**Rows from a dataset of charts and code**
----
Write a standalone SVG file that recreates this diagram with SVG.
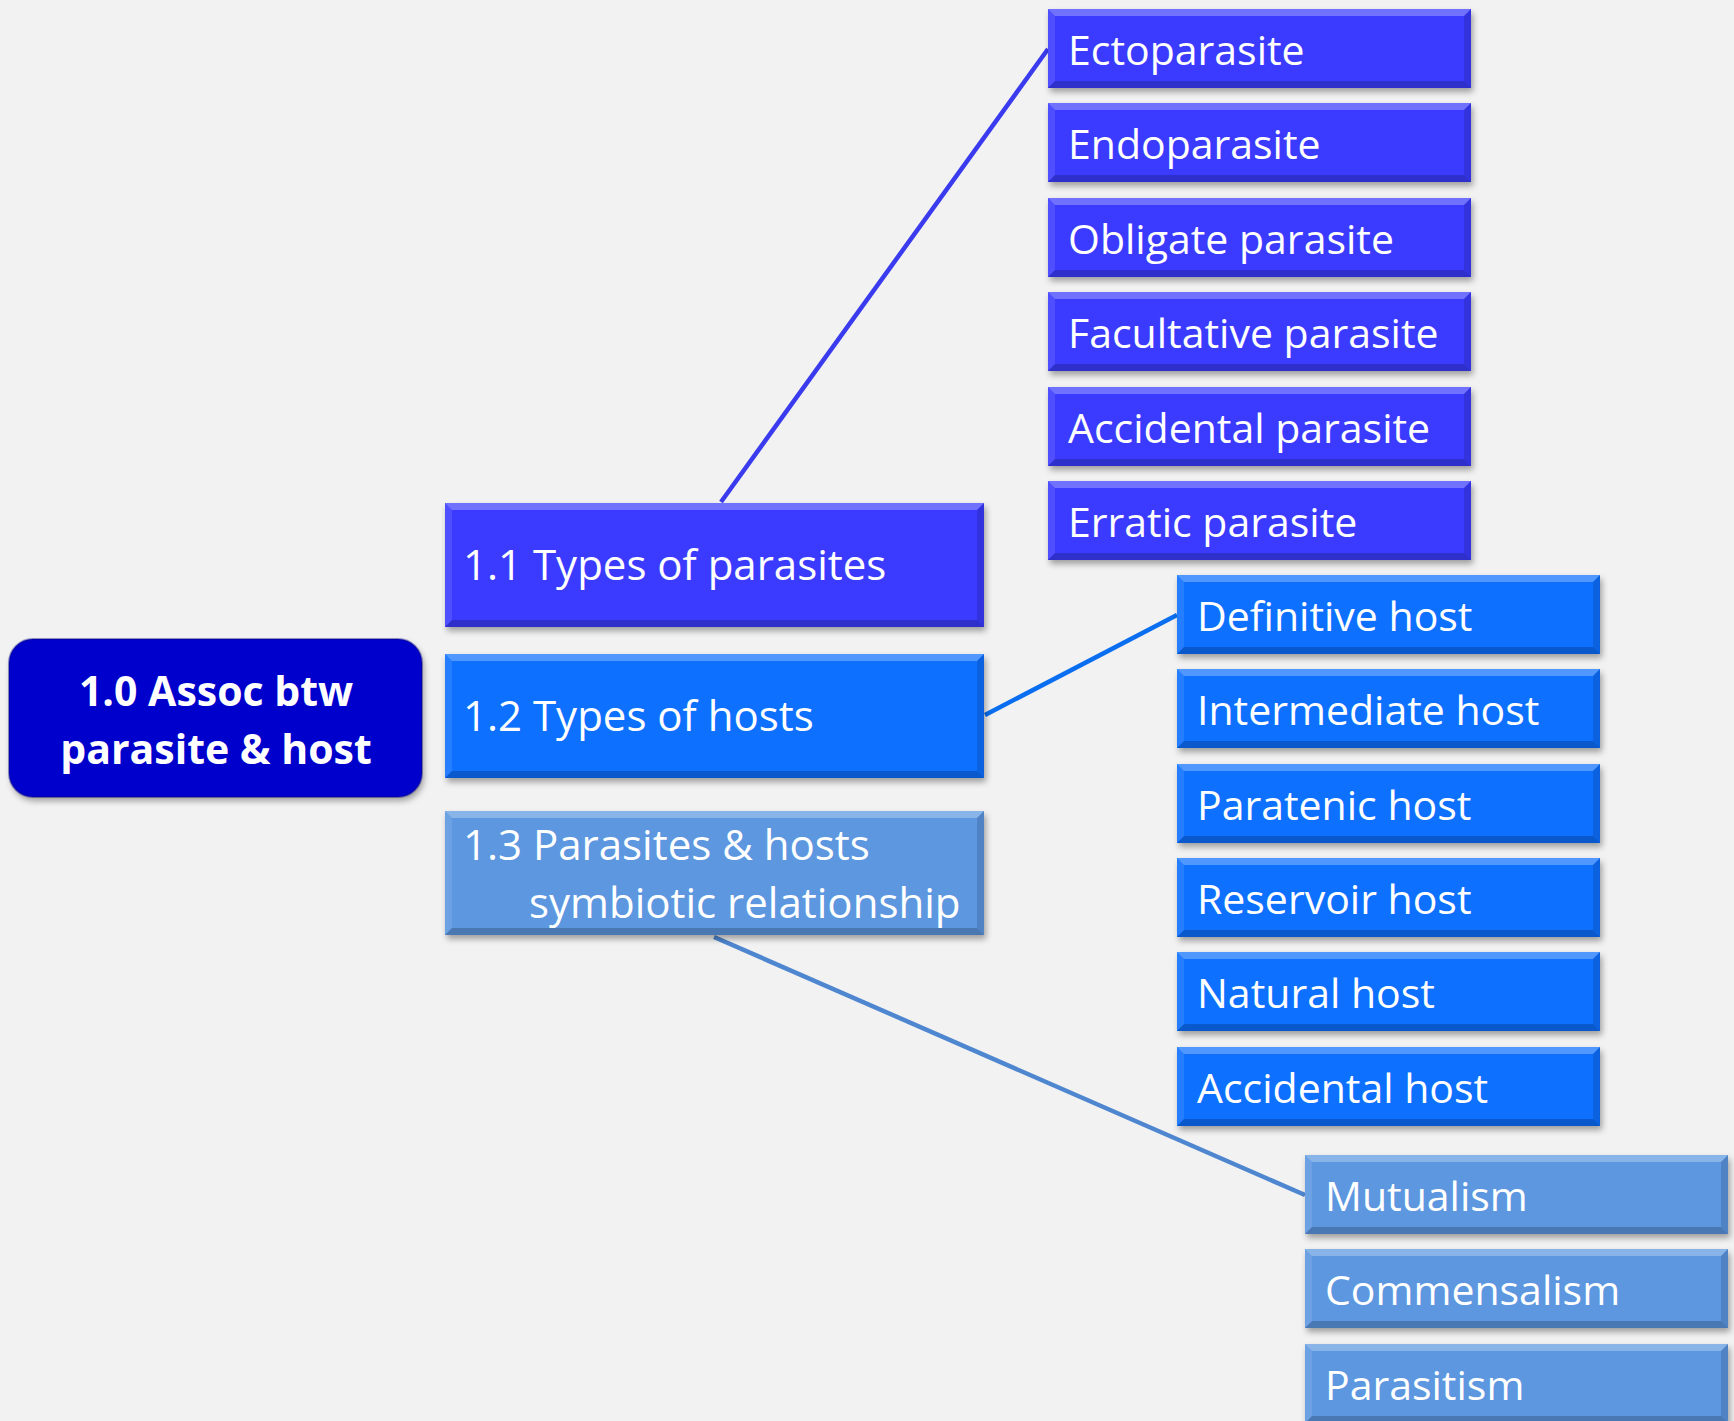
<svg xmlns="http://www.w3.org/2000/svg" xmlns:xlink="http://www.w3.org/1999/xlink" width="1734" height="1421" viewBox="0 0 1734 1421">
<style>
.t{font-family:"Open Sans","Liberation Sans",sans-serif;font-size:41px;fill:#ffffff}
.t1{font-family:"Open Sans","Liberation Sans",sans-serif;font-size:42px;fill:#ffffff}
.tr{font-family:"Open Sans","Liberation Sans",sans-serif;font-size:41px;font-weight:bold;fill:#ffffff}
.par{fill:#3A3AFF}
.hst{fill:#0A70FF}
.sym{fill:#5B97E0}
.root{fill:#0505CC}
.hl{fill:#ffffff;fill-opacity:0.28}
.hl2{fill:#ffffff;fill-opacity:0.1}
.dk{fill:#000000;fill-opacity:0.13}
.dk2{fill:#000000;fill-opacity:0.2}
.edge{fill:none;stroke-width:4.5}
</style>
<defs>
<filter id="sh" x="-10%" y="-10%" width="120%" height="130%">
<feDropShadow dx="2" dy="4" stdDeviation="3" flood-color="#000" flood-opacity="0.35"/>
</filter>
<g id="bev2">
<polygon class="hl" points="0,0 423,0 416,7 7,7"/>
<polygon class="hl2" points="0,0 7,7 7,72 0,79"/>
<polygon class="dk" points="423,0 423,79 416,72 416,7"/>
<polygon class="dk2" points="0,79 423,79 416,72 7,72"/>
</g>
<g id="bev1">
<polygon class="hl" points="0,0 539,0 532,7 7,7"/>
<polygon class="hl2" points="0,0 7,7 7,117 0,124"/>
<polygon class="dk" points="539,0 539,124 532,117 532,7"/>
<polygon class="dk2" points="0,124 539,124 532,117 7,117"/>
</g>
</defs>
<rect width="1734" height="1421" fill="#F2F2F2"/>

<g id="connectors">
<line class="edge" x1="721" y1="502" x2="1048" y2="49" stroke="#3A3AEE"/>
<line class="edge" x1="985" y1="715" x2="1177" y2="615" stroke="#0A6EF0"/>
<line class="edge" x1="714" y1="937" x2="1305" y2="1195" stroke="#4F86D0"/>
</g>

<g id="root">
<rect class="root" x="9" y="639" width="413" height="158" rx="24" filter="url(#sh)"/>
<rect x="9" y="639" width="413" height="158" rx="24" fill="none" stroke="#000080" stroke-opacity="0.4" stroke-width="2"/>
<text class="tr" x="216" y="706" text-anchor="middle">1.0 Assoc btw</text>
<text class="tr" x="216" y="764" text-anchor="middle">parasite &amp; host</text>
</g>

<g id="n1_1">
<rect class="par" x="445" y="503" width="539" height="124" filter="url(#sh)"/>
<use xlink:href="#bev1" x="445" y="503"/>
<text class="t1" x="463" y="580">1.1 Types of parasites</text>
</g>
<g id="n1_2">
<rect class="hst" x="445" y="654" width="539" height="124" filter="url(#sh)"/>
<use xlink:href="#bev1" x="445" y="654"/>
<text class="t1" x="463" y="731">1.2 Types of hosts</text>
</g>
<g id="n1_3">
<rect class="sym" x="445" y="811" width="539" height="124" filter="url(#sh)"/>
<use xlink:href="#bev1" x="445" y="811"/>
<text class="t1" x="463" y="860">1.3 Parasites &amp; hosts</text>
<text class="t1" x="529" y="918">symbiotic relationship</text>
</g>

<g id="ecto"><rect class="par" x="1048" y="9" width="423" height="79" filter="url(#sh)"/><use xlink:href="#bev2" x="1048" y="9"/><text class="t" x="1068" y="65">Ectoparasite</text></g>
<g id="endo"><rect class="par" x="1048" y="103" width="423" height="79" filter="url(#sh)"/><use xlink:href="#bev2" x="1048" y="103"/><text class="t" x="1068" y="159">Endoparasite</text></g>
<g id="obligate"><rect class="par" x="1048" y="198" width="423" height="79" filter="url(#sh)"/><use xlink:href="#bev2" x="1048" y="198"/><text class="t" x="1068" y="254">Obligate parasite</text></g>
<g id="facultative"><rect class="par" x="1048" y="292" width="423" height="79" filter="url(#sh)"/><use xlink:href="#bev2" x="1048" y="292"/><text class="t" x="1068" y="348">Facultative parasite</text></g>
<g id="accidental_p"><rect class="par" x="1048" y="387" width="423" height="79" filter="url(#sh)"/><use xlink:href="#bev2" x="1048" y="387"/><text class="t" x="1068" y="443">Accidental parasite</text></g>
<g id="erratic"><rect class="par" x="1048" y="481" width="423" height="79" filter="url(#sh)"/><use xlink:href="#bev2" x="1048" y="481"/><text class="t" x="1068" y="537">Erratic parasite</text></g>

<g id="definitive"><rect class="hst" x="1177" y="575" width="423" height="79" filter="url(#sh)"/><use xlink:href="#bev2" x="1177" y="575"/><text class="t" x="1197" y="631">Definitive host</text></g>
<g id="intermediate"><rect class="hst" x="1177" y="669" width="423" height="79" filter="url(#sh)"/><use xlink:href="#bev2" x="1177" y="669"/><text class="t" x="1197" y="725">Intermediate host</text></g>
<g id="paratenic"><rect class="hst" x="1177" y="764" width="423" height="79" filter="url(#sh)"/><use xlink:href="#bev2" x="1177" y="764"/><text class="t" x="1197" y="820">Paratenic host</text></g>
<g id="reservoir"><rect class="hst" x="1177" y="858" width="423" height="79" filter="url(#sh)"/><use xlink:href="#bev2" x="1177" y="858"/><text class="t" x="1197" y="914">Reservoir host</text></g>
<g id="natural"><rect class="hst" x="1177" y="952" width="423" height="79" filter="url(#sh)"/><use xlink:href="#bev2" x="1177" y="952"/><text class="t" x="1197" y="1008">Natural host</text></g>
<g id="accidental_h"><rect class="hst" x="1177" y="1047" width="423" height="79" filter="url(#sh)"/><use xlink:href="#bev2" x="1177" y="1047"/><text class="t" x="1197" y="1103">Accidental host</text></g>

<g id="mutualism"><rect class="sym" x="1305" y="1155" width="423" height="79" filter="url(#sh)"/><use xlink:href="#bev2" x="1305" y="1155"/><text class="t" x="1325" y="1211">Mutualism</text></g>
<g id="commensalism"><rect class="sym" x="1305" y="1249" width="423" height="79" filter="url(#sh)"/><use xlink:href="#bev2" x="1305" y="1249"/><text class="t" x="1325" y="1305">Commensalism</text></g>
<g id="parasitism"><rect class="sym" x="1305" y="1344" width="423" height="79" filter="url(#sh)"/><use xlink:href="#bev2" x="1305" y="1344"/><text class="t" x="1325" y="1400">Parasitism</text></g>
</svg>
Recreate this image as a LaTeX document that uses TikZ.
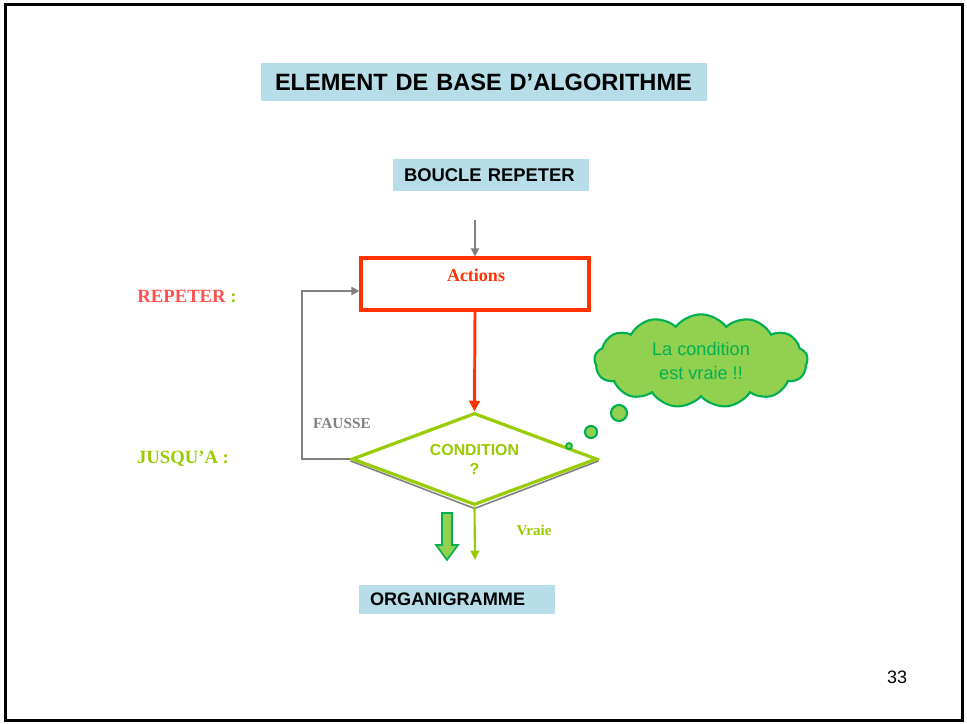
\documentclass[tikz,border=0pt]{standalone}
\usepackage{fontspec}
\setmainfont{Liberation Serif}
\setsansfont{Liberation Sans}
\usetikzlibrary{arrows.meta,shapes.geometric,shapes.symbols,backgrounds}

\definecolor{boxblue}{HTML}{B7DEE8}
\definecolor{actred}{HTML}{FF3300}
\definecolor{salmon}{HTML}{FF5050}
\definecolor{lime}{HTML}{99CC00}
\definecolor{linegray}{HTML}{808080}
\definecolor{cloudfill}{HTML}{92D050}
\definecolor{clouddraw}{HTML}{00B050}

\tikzset{
  slidebox/.style={fill=boxblue, inner xsep=8.25pt, inner ysep=0pt, align=left,
    font=\sffamily\bfseries, text=black},
  grayline/.style={draw=linegray, line width=1.5pt},
  grayarrow/.style={grayline, -{Triangle[length=6pt,width=6pt]}},
  redarrow/.style={draw=actred, line width=2.2pt, -{Triangle[length=8pt,width=8pt]}},
  greenarrow/.style={draw=lime, line width=1.6pt, -{Triangle[length=7pt,width=6.5pt]}},
  bubble/.style={circle, fill=cloudfill, draw=clouddraw, line width=1.6pt, inner sep=0pt},
  sidelabel/.style={font=\rmfamily\bfseries\fontsize{14}{16}\selectfont},
}

\begin{document}
\begin{tikzpicture}[x=0.75pt,y=-0.75pt]
\useasboundingbox (0,0) rectangle (967,724);

% slide frame
\draw[black, line width=2.25pt] (5,5) rectangle (962,720);

% headings
\node[slidebox, inner xsep=10.5pt, text width=313.5pt, minimum height=28.5pt,
      font=\sffamily\bfseries\fontsize{17.7}{20}\selectfont]
  (title) at (484,82) {ELEMENT DE BASE D’ALGORITHME};
\node[slidebox, text width=130.5pt, minimum height=24pt, font=\sffamily\bfseries\fontsize{13.8}{16}\selectfont]
  (boucle) at (491,175) {BOUCLE REPETER};
\node[slidebox, text width=130.5pt, minimum height=21.75pt, font=\sffamily\bfseries\fontsize{13.6}{16}\selectfont]
  (organi) at (457,599.5) {ORGANIGRAMME};

% action block
\node[draw=actred, line width=2.4pt, minimum width=171pt, minimum height=39pt, fill=white]
  (act) at (475,284) {};
\node[text=actred, font=\rmfamily\bfseries\fontsize{13.5}{16}\selectfont]
  (acttext) at (476,275) {Actions};

% condition diamond
\node[diamond, draw=lime, fill=white, line width=2.4pt, aspect=2.6,
      minimum width=183.75pt, minimum height=69pt, inner sep=0pt, align=center,
      text=lime, font=\sffamily\bfseries\fontsize{11.9}{14.25}\selectfont]
  (cond) at (474.5,459) {CONDITION\\?};
\begin{scope}[on background layer]
  \draw[linegray, line width=1.2pt]
    ([yshift=-1.4pt]cond.west) -- ([yshift=-1.4pt]cond.south) -- ([yshift=-1.4pt]cond.east);
\end{scope}

% thought cloud
\node[cloud, cloud puffs=13, cloud puff arc=105, aspect=2.4, fill=cloudfill, draw=clouddraw,
      line width=1.6pt, minimum width=160pt, minimum height=70pt, inner sep=0pt, align=center,
      text=clouddraw, font=\sffamily\fontsize{13.6}{18}\selectfont]
  (cloud) at (701,361) {La condition\\est vraie !!};
\node[bubble, minimum size=12pt] (b1) at (619,413) {};
\node[bubble, minimum size=9pt] (b2) at (591,432) {};
\node[bubble, minimum size=4.5pt, line width=1.3pt] (b3) at (569,446) {};

% connectors
\coordinate (entry) at (475,220);
\coordinate (loopc) at (302,291);
\coordinate (vend) at (475,560);
\draw[grayarrow] (entry) -- (act.north);
\draw[redarrow] (act.south) -- (cond.north);
\draw[grayarrow] (cond.west) -| (loopc) -- (loopc -| act.west);
\draw[greenarrow] (cond.south) -- (vend);

% block arrow towards the flowchart
\draw[draw=clouddraw, fill=cloudfill, line width=1.2pt]
  (442,513) -- (452,513) -- (452,545) -- (458,545) -- (447,560) -- (436,545) -- (442,545) -- cycle;

% side labels
\node[sidelabel] (rep) at (187,297) {\textcolor{salmon}{REPETER}\ \textcolor{lime}{:}};
\node[sidelabel, text=lime] (jus) at (183,459) {JUSQU’A :};
\node[text=linegray, font=\rmfamily\bfseries\fontsize{11.5}{14}\selectfont] (fausse) at (342,423) {FAUSSE};
\node[text=lime, font=\rmfamily\bfseries\fontsize{11.3}{14}\selectfont] (vraie) at (534,530) {Vraie};

% page number
\node[font=\sffamily\fontsize{13.5}{16}\selectfont] (pnum) at (897,677) {33};
\end{tikzpicture}
\end{document}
----
**Problem details**
Reproduce every line of the listing above in which the string "that" appears.

**The answer**
Write a standalone SVG file that recreates this diagram with SVG.
Recreate this image as a LaTeX document that uses TikZ.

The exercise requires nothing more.